“Limelight”, 960 KABL Oakland | September 6, 1960

960 Oakland San Francisco KABL KQKE KNEW KKGN

Suppose you wanted to know what radio sounded like in 1960. You probably thought most stations were playing some sort of popular music. If you judge by this aircheck, you’d be wrong.

KABL is licensed to Oakland, but serves the greater San Francisco area. Or, it was in 1960. Back then, the station aired a Beautiful Music format before the format name existed. Listen for an announcement saying, “KABL… Offering Quarter Hour segments of Beautiful Music every hour“. Another slogan heard on this scope is, “KABL… in the air, EVERYWHERE over San Francisco!“. The name of this late afternoon program is… you guessed it, “Limelight”. Listen, as the unnamed announcer paints a beautiful picture as he introduces another segment of Limelight.

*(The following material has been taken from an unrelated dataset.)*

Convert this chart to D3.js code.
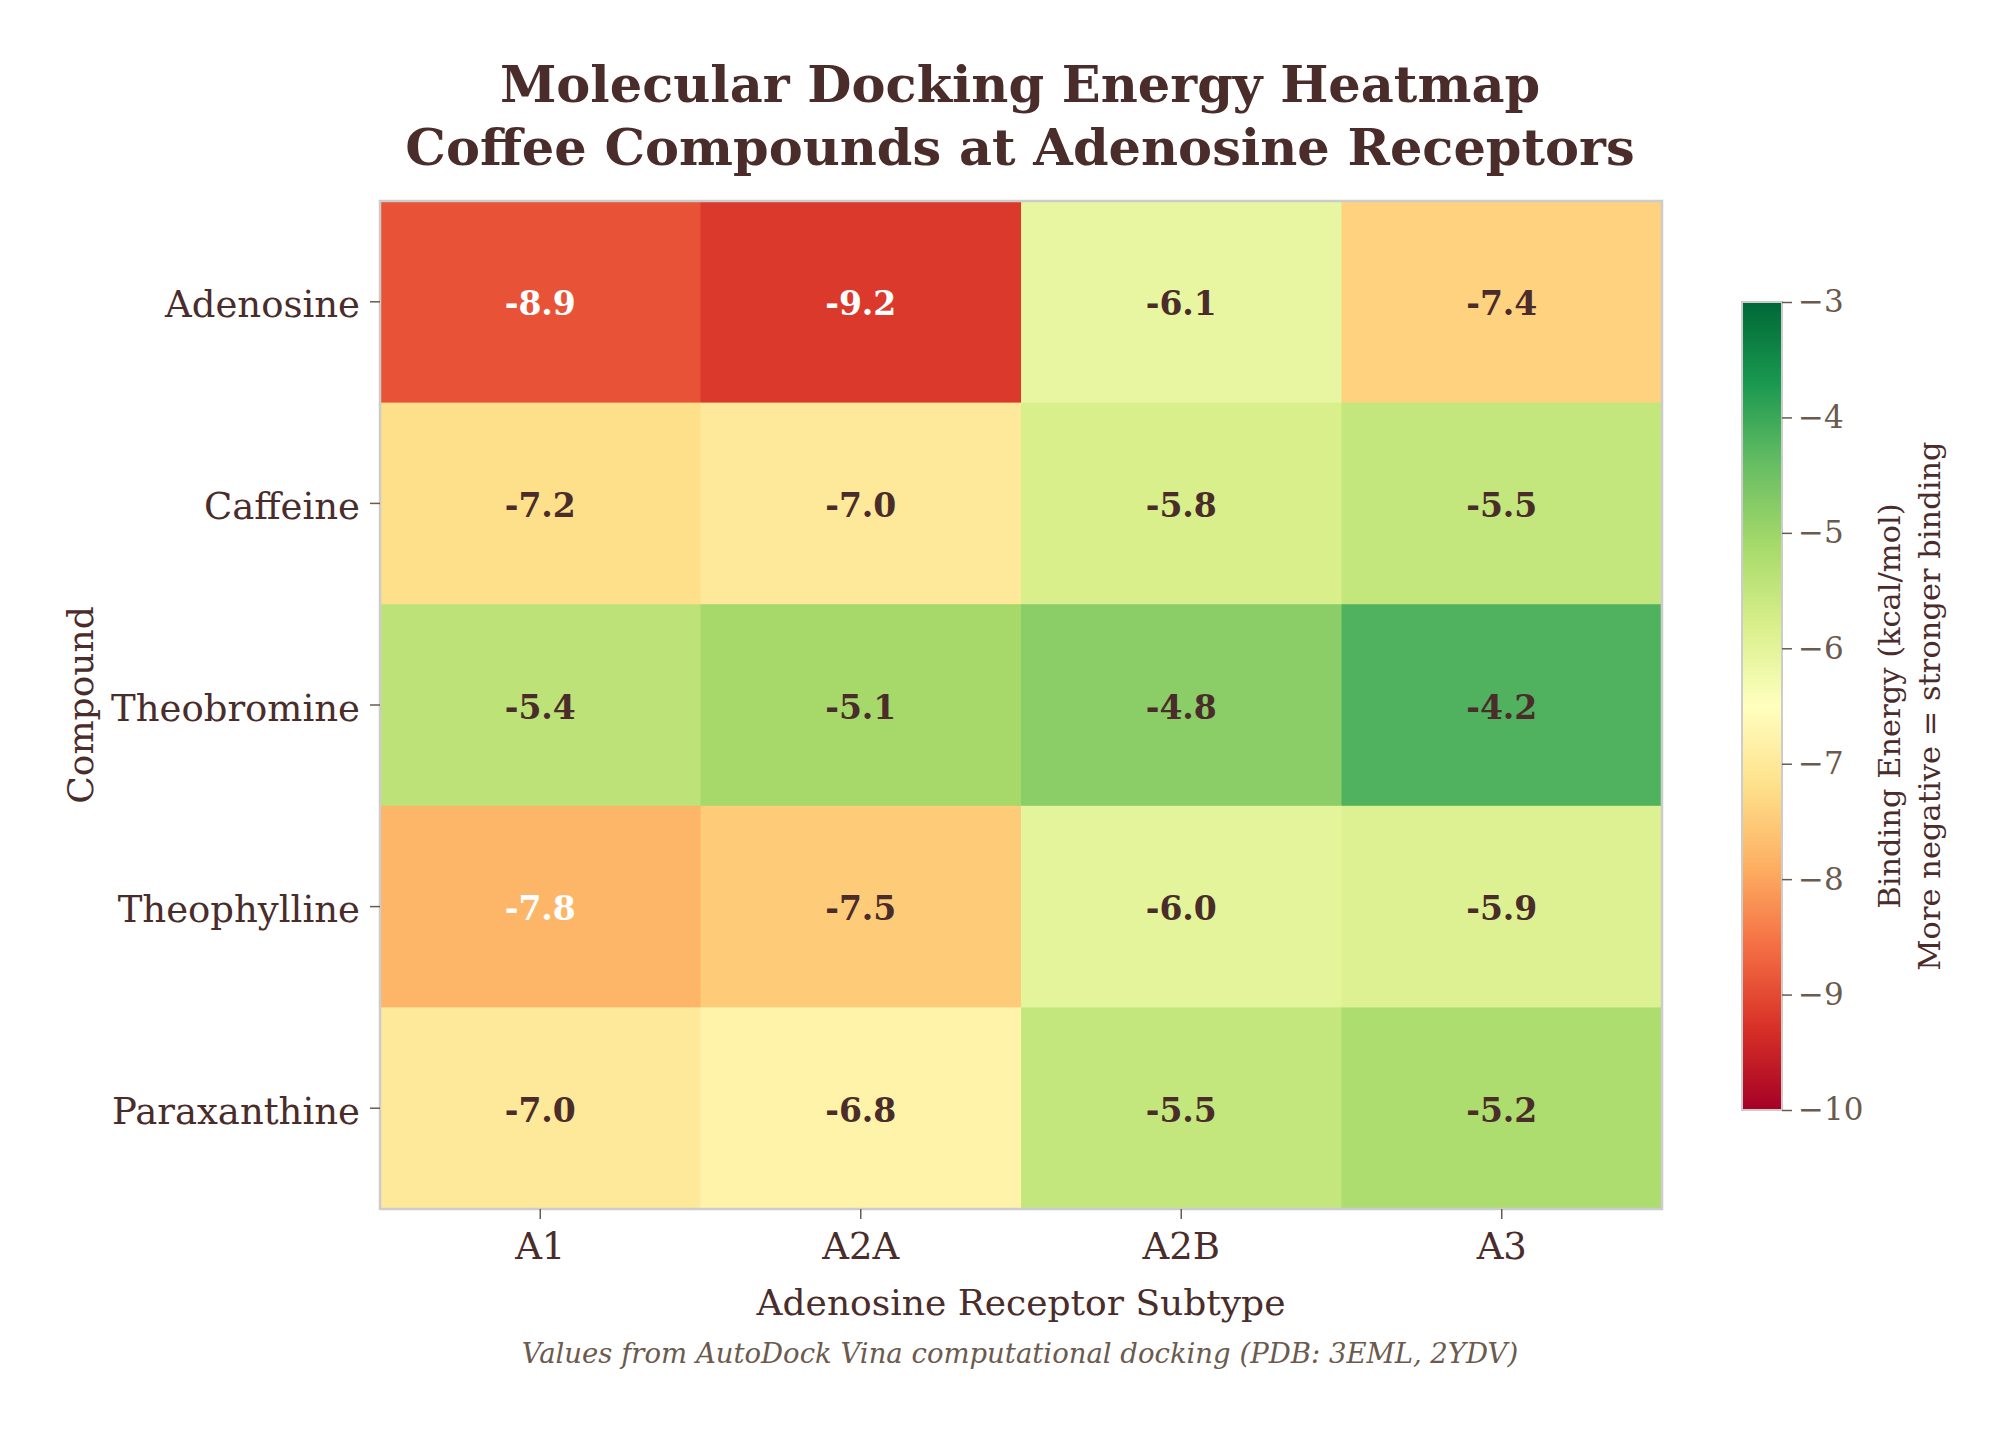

A few noteworthy points of interest:

1. Within the first minute or so, listen for a dry commercial for L&M Cigarettes. Cigarette ads were very common up until the ban on advertising after the Surgeon General’s report on Smoking in 1964.

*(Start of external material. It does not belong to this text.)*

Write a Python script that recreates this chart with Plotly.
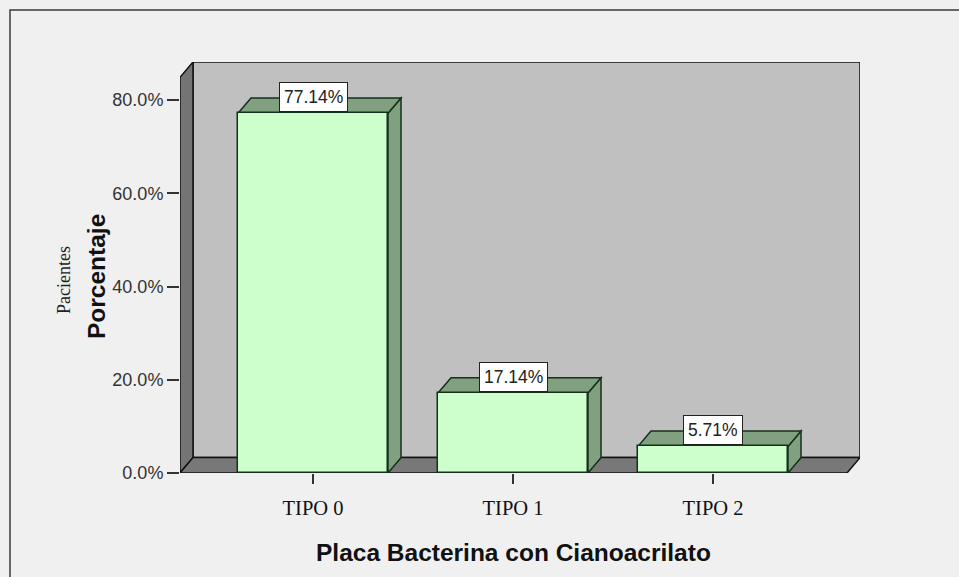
import plotly.graph_objects as go

# ---- data ----
categories = ["TIPO 0", "TIPO 1", "TIPO 2"]
percentages = [77.14, 17.14, 5.71]
y_ticks = [0, 20, 40, 60, 80]
y_tick_labels = ["0.0%", "20.0%", "40.0%", "60.0%", "80.0%"]
x_title = "Placa Bacterina con Cianoacrilato"
y_title = "Porcentaje"
y_subtitle = "Pacientes"

# ---- layout geometry ----
W, H = 959, 577
L, R, T, B = 180, 99, 62, 104
PW, PH = W - L - R, H - T - B
X0, X1 = -0.665, 2.735      # category-axis range (front-left .. back-right)
YTOP = 88.15                # value-axis range top (back wall top)
DX, DY = 0.065, 3.3         # 3D depth offset in data units
BW = 0.75                   # bar width

def px2x(px):
    return (px - L) / PW

def py2y(py):
    return (H - B - py) / PH

BG = "#f0f0f0"
WALL = "#c0c0c0"
SIDE = "#747474"
FLOOR = "#787878"
FRONT = "#ccffcc"
GREEN_FACE = "#80a080"
EDGE = "#111111"
BAR_EDGE = "#14301a"

fig = go.Figure()
fig.add_trace(go.Bar(
    x=list(range(len(categories))), y=percentages, width=BW,
    marker=dict(color=FRONT, line=dict(color=BAR_EDGE, width=1.5)),
    hoverinfo="skip", showlegend=False,
))

shapes = []
# back wall
shapes.append(dict(type="rect", xref="x", yref="y", x0=X0 + DX, y0=DY, x1=X1, y1=YTOP,
                   fillcolor=WALL, line=dict(color=EDGE, width=1.5), layer="below"))
# left wall
shapes.append(dict(type="path", xref="x", yref="y",
                   path=f"M {X0},0 L {X0},{YTOP - DY} L {X0 + DX},{YTOP} L {X0 + DX},{DY} Z",
                   fillcolor=SIDE, line=dict(color=EDGE, width=1.5), layer="below"))
# floor
shapes.append(dict(type="path", xref="x", yref="y",
                   path=f"M {X0},0 L {X0 + DX},{DY} L {X1},{DY} L {X1 - DX},0 Z",
                   fillcolor=FLOOR, line=dict(color=EDGE, width=1.5), layer="below"))

# bar side and top faces
for i, v in enumerate(percentages):
    xl, xr = i - BW / 2, i + BW / 2
    shapes.append(dict(type="path", xref="x", yref="y",
                       path=f"M {xr},0 L {xr + DX},{DY} L {xr + DX},{v + DY} L {xr},{v} Z",
                       fillcolor=GREEN_FACE, line=dict(color=BAR_EDGE, width=1.5), layer="below"))
    shapes.append(dict(type="path", xref="x", yref="y",
                       path=f"M {xl},{v} L {xl + DX},{v + DY} L {xr + DX},{v + DY} L {xr},{v} Z",
                       fillcolor=GREEN_FACE, line=dict(color=BAR_EDGE, width=1.5), layer="below"))

# outer frame (top and left edges)
shapes.append(dict(type="path", xref="paper", yref="paper",
                   path=f"M {px2x(10)},{py2y(H + 5)} L {px2x(10)},{py2y(10)} L {px2x(W + 5)},{py2y(10)}",
                   line=dict(color="#3a3a3a", width=1.5)))

annotations = []
for i, v in enumerate(percentages):
    annotations.append(dict(
        x=i, y=v, xref="x", yref="y", xanchor="center", yanchor="bottom",
        text=f"{v:.2f}%", showarrow=False, yshift=1,
        bgcolor="white", bordercolor="#222222", borderwidth=1, borderpad=4,
        font=dict(family="Arial, Liberation Sans", size=17.5, color="#222222"),
    ))

annotations.append(dict(
    x=px2x(96), y=py2y(277), xref="paper", yref="paper", text=f"<b>{y_title}</b>",
    textangle=-90, showarrow=False, xanchor="center", yanchor="middle",
    font=dict(family="Arial, Liberation Sans", size=24.5, color="#111111"),
))
annotations.append(dict(
    x=px2x(64), y=py2y(280), xref="paper", yref="paper", text=y_subtitle,
    textangle=-90, showarrow=False, xanchor="center", yanchor="middle",
    font=dict(family="Liberation Serif, Times New Roman", size=18, color="#222222"),
))
annotations.append(dict(
    x=px2x(513), y=py2y(552), xref="paper", yref="paper", text=f"<b>{x_title}</b>",
    showarrow=False, xanchor="center", yanchor="middle",
    font=dict(family="Arial, Liberation Sans", size=24.5, color="#111111"),
))

fig.update_layout(
    width=W, height=H,
    margin=dict(l=L, r=R, t=T, b=B, autoexpand=False),
    paper_bgcolor=BG, plot_bgcolor=BG,
    shapes=shapes, annotations=annotations,
    showlegend=False, bargap=0,
    xaxis=dict(
        range=[X0, X1], tickmode="array", tickvals=list(range(len(categories))),
        ticktext=categories, ticks="outside", ticklen=10, tickwidth=1.5, tickcolor="#333333",
        showgrid=False, zeroline=False, showline=False, ticklabelstandoff=6,
        tickfont=dict(family="Liberation Serif, Times New Roman", size=20.5, color="#111111"),
        fixedrange=True,
    ),
    yaxis=dict(
        range=[0, YTOP], tickmode="array", tickvals=y_ticks, ticktext=y_tick_labels,
        ticks="outside", ticklen=12, tickwidth=1.5,
        tickcolor="#333333", showgrid=False, zeroline=False, showline=False,
        tickfont=dict(family="Arial, Liberation Sans", size=18, color="#333333"),
        fixedrange=True,
    ),
)

fig.write_html(
    "out.html",
    config={"displayModeBar": False},
    post_script="document.body.style.margin='0';document.body.style.overflow='hidden';",
)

2. At 3:45, a business report called, “This is Wall Street”. The reporter is Guthrie Jenson.

3. About midway through this, listen for a promo for a Sunday Evening program called, “Know The Law”, supposedly featuring a 3 person panel of Bay-Area lawyers.

Today, the stations call letters are KNEW. Its official website is here. Radioinsight.com’s format change report is here.

In researching for this presentation, we discovered that KABL was a “Hallmark of Bay Area Radio”, according to BayAreaRadio.org. There is even a tribute online radio station and accompanying website, complete with live DJ’s – some of the people who were actually there during the station’s more than 30 year run playing Standards, Classical and Beautiful Music with it’s lush string arrangements. You can hear THAT station at kabl960.com!

And now, enjoy this ORIGINAL KABL broadcast from 9/6/1960.

960 Oakland San Francisco KABL KQKE KNEW KKGN


Aircheck Courtesy of Contributor Robyn Watts

6 Comments

  1. Jay Philpott

    Just to clarify, the Surgeon General’s report of 1964 started the process, but the actual ban on cigarette ads on TV and radio came later. In April 1970, Congress passed the Public Health Cigarette Smoking Act banning the advertising of cigarettes on television and radio starting on 2 January 1971. The Virginia Slims brand was the last commercial shown, with “a 60-second revue from flapper to Female Lib”, shown at 11:59 p.m. on 1 January during a break on The Tonight Show. Great stuff – thanks for posting this one!

    • Thanks for the clarification. I had forgotten the exact date and thought it was earlier. Come to think of it, I remember as a small child seeing cigarette ads on daytime television, as my mom kept the soaps on all day back then.

    • I never heard this format on an AM station until my former ‘1st station’, WCAT (Then WPNS, calls he promptly changed for obvious reasons haha) did a beautiful music/big band/classic country hybrid format in 1983. I thought the owner was crazy. Up until then, it was FM stations like Boston’s WHUE (forerunner to WZLX), WSSH Lowell, and WSRS Worcester. WHYN Springfield was Beautiful music, too, until about 1981 or 82. In fact, I think they all dropped BM like hotcakes between 1980 and 82 for soft AC. Aaaah well, those were the days. Interesting you remember the format. I kinda wish there was one of those stations out there right now.

      • Larry

        I read that Gordon McClendon owned the station and everyone assumed that he would change the overall sound to a top 40 presentation. Obviously that didn’t happen.

        Beautiful music began to disappear in New York in 1979 when WTFM, one of the few stations doing the format, went soft rock with some instrumentals thrown in.

        WVNJ-FM was sold and became Z100 in 1983.
        WRFM became New York’s Soft Rock or WNSR in 1986 and WPAT-FM was sold to Spanish Broadcasting or Univision in 1996 but by then, they had virtually stopped playing this music.

        Thanks for an early samgple of KABL.

  2. Larry

    I just finished listening to the aircheck of KABL in 1960.

    Did I hear a tad of reverb on the announcers and the spots? I don’t think anyone other than McClendon put that on a beautiful music station.

    The end of beautiful music in New York occurred later than it did in other markets.